▼

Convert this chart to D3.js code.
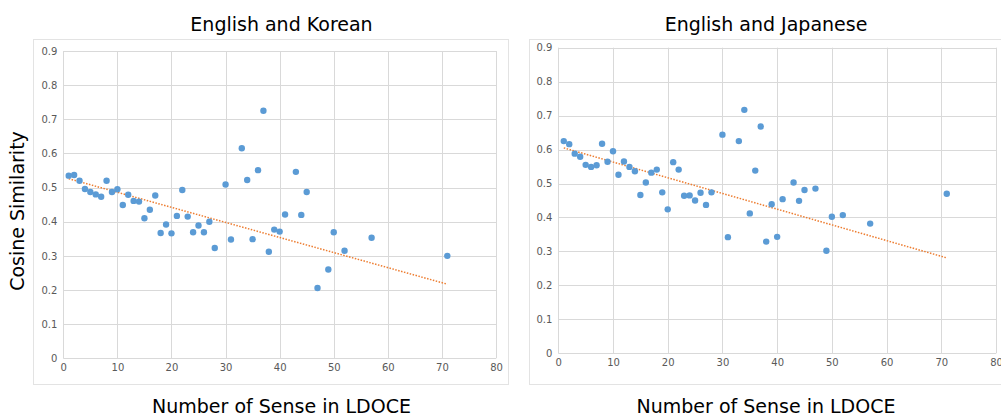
<!DOCTYPE html>
<html>
<head>
<meta charset="utf-8">
<script src="https://cdn.jsdelivr.net/npm/d3@7"></script>
<style>
  html, body { margin: 0; padding: 0; background: #ffffff; }
  svg { display: block; font-family: "DejaVu Sans", sans-serif; }
</style>
</head>
<body>
<svg id="chart" width="1001" height="416"></svg>
<script>
// Number of senses per word in LDOCE
const koreanSenses = [1,2,3,4,5,6,7,8,9,10,11,12,13,14,15,16,17,18,19,20,21,22,23,24,25,26,27,28,30,31,33,34,35,36,37,38,39,40,41,43,44,45,47,49,50,52,57,71];
// Cosine similarity, English vs Korean
const koreanSimilarity = [0.535,0.537,0.520,0.496,0.487,0.480,0.473,0.520,0.487,0.495,0.449,0.479,0.461,0.459,0.410,0.435,0.477,0.367,0.392,0.366,0.417,0.493,0.415,0.369,0.389,0.369,0.400,0.323,0.509,0.348,0.615,0.522,0.349,0.551,0.725,0.312,0.377,0.371,0.421,0.546,0.420,0.487,0.206,0.260,0.369,0.315,0.353,0.300];
// Linear trend (start and end of the dotted line)
const koreanTrendX = [1, 71];
const koreanTrendY = [0.526, 0.217];

const japaneseSenses = [1,2,3,4,5,6,7,8,9,10,11,12,13,14,15,16,17,18,19,20,21,22,23,24,25,26,27,28,30,31,33,34,35,36,37,38,39,40,41,43,44,45,47,49,50,52,57,71];
// Cosine similarity, English vs Japanese
const japaneseSimilarity = [0.625,0.616,0.588,0.579,0.555,0.549,0.554,0.617,0.564,0.595,0.526,0.565,0.549,0.536,0.466,0.503,0.532,0.541,0.474,0.424,0.563,0.541,0.464,0.465,0.450,0.473,0.437,0.474,0.644,0.342,0.625,0.717,0.412,0.538,0.668,0.329,0.439,0.343,0.454,0.503,0.449,0.481,0.485,0.302,0.402,0.407,0.382,0.470];
const japaneseTrendX = [1, 71];
const japaneseTrendY = [0.605, 0.281];

const xTicks = [0,10,20,30,40,50,60,70,80];
const yTicks = [0,0.1,0.2,0.3,0.4,0.5,0.6,0.7,0.8,0.9];

const panels = [
  { title: "English and Korean", xs: koreanSenses, ys: koreanSimilarity,
    tx: koreanTrendX, ty: koreanTrendY,
    frame: [33, 39, 508, 384], plot: [63.3, 51, 496, 358.3], titleX: 281.5 },
  { title: "English and Japanese", xs: japaneseSenses, ys: japaneseSimilarity,
    tx: japaneseTrendX, ty: japaneseTrendY,
    frame: [529, 39, 1012, 384], plot: [558.3, 47.7, 996, 353.3], titleX: 766 }
];

const svg = d3.select("#chart");
const gridColor = "#d9d9d9";
const tickColor = "#595959";

panels.forEach(p => {
  const [fx0, fy0, fx1, fy1] = p.frame;
  const [px0, py0, px1, py1] = p.plot;
  const g = svg.append("g");

  g.append("rect")
    .attr("x", fx0 + 0.5).attr("y", fy0 + 0.5)
    .attr("width", fx1 - fx0).attr("height", fy1 - fy0)
    .attr("fill", "#fff").attr("stroke", "#e3e3e3");

  const x = d3.scaleLinear().domain([0, 80]).range([px0, px1]);
  const y = d3.scaleLinear().domain([0, 0.9]).range([py1, py0]);

  // grid
  g.append("g").selectAll("line").data(xTicks).join("line")
    .attr("x1", d => Math.round(x(d)) + 0.5).attr("x2", d => Math.round(x(d)) + 0.5)
    .attr("y1", py0).attr("y2", py1)
    .attr("stroke", gridColor);
  g.append("g").selectAll("line").data(yTicks).join("line")
    .attr("y1", d => Math.round(y(d)) + 0.5).attr("y2", d => Math.round(y(d)) + 0.5)
    .attr("x1", px0).attr("x2", px1)
    .attr("stroke", gridColor);

  // tick labels
  const xAxis = d3.axisBottom(x).tickValues(xTicks).tickSize(0).tickPadding(0);
  const xa = g.append("g").attr("transform", `translate(0,${py1 + 6})`).call(xAxis);
  xa.select(".domain").remove();
  xa.selectAll("text").attr("font-size", 10).attr("fill", tickColor)
    .attr("font-family", "DejaVu Sans, sans-serif").attr("dy", "0.71em");

  const yAxis = d3.axisLeft(y).tickValues(yTicks).tickSize(0).tickPadding(0)
    .tickFormat(d => d === 0 ? "0" : d3.format(".1f")(d));
  const ya = g.append("g").attr("transform", `translate(${px0 - 6},0)`).call(yAxis);
  ya.select(".domain").remove();
  ya.selectAll("text").attr("font-size", 10).attr("fill", tickColor)
    .attr("font-family", "DejaVu Sans, sans-serif");

  // trend line
  const trend = p.tx.map((v, i) => [v, p.ty[i]]);
  g.append("path")
    .attr("d", d3.line().x(d => x(d[0])).y(d => y(d[1]))(trend))
    .attr("fill", "none").attr("stroke", "#ed7d31")
    .attr("stroke-width", 1.5).attr("stroke-dasharray", "1.5,1.5");

  // points
  g.append("g").selectAll("circle").data(p.xs.map((v, i) => [v, p.ys[i]])).join("circle")
    .attr("cx", d => x(d[0])).attr("cy", d => y(d[1])).attr("r", 3.2)
    .attr("fill", "#5b9bd5");

  // titles
  svg.append("text").attr("x", p.titleX).attr("y", 31)
    .attr("text-anchor", "middle").attr("font-size", 19).attr("fill", "#000")
    .text(p.title);
  svg.append("text").attr("x", p.titleX).attr("y", 413)
    .attr("text-anchor", "middle").attr("font-size", 19).attr("fill", "#000")
    .text("Number of Sense in LDOCE");
});

svg.append("text")
  .attr("transform", "translate(24,211) rotate(-90)")
  .attr("text-anchor", "middle").attr("font-size", 19).attr("fill", "#000")
  .text("Cosine Similarity");
</script>
</body>
</html>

▲

Copy every line of the listing where the word "chart" appears.

Convert this chart to D3.js code.
<svg id="chart" width="1001" height="416"></svg>
const svg = d3.select("#chart");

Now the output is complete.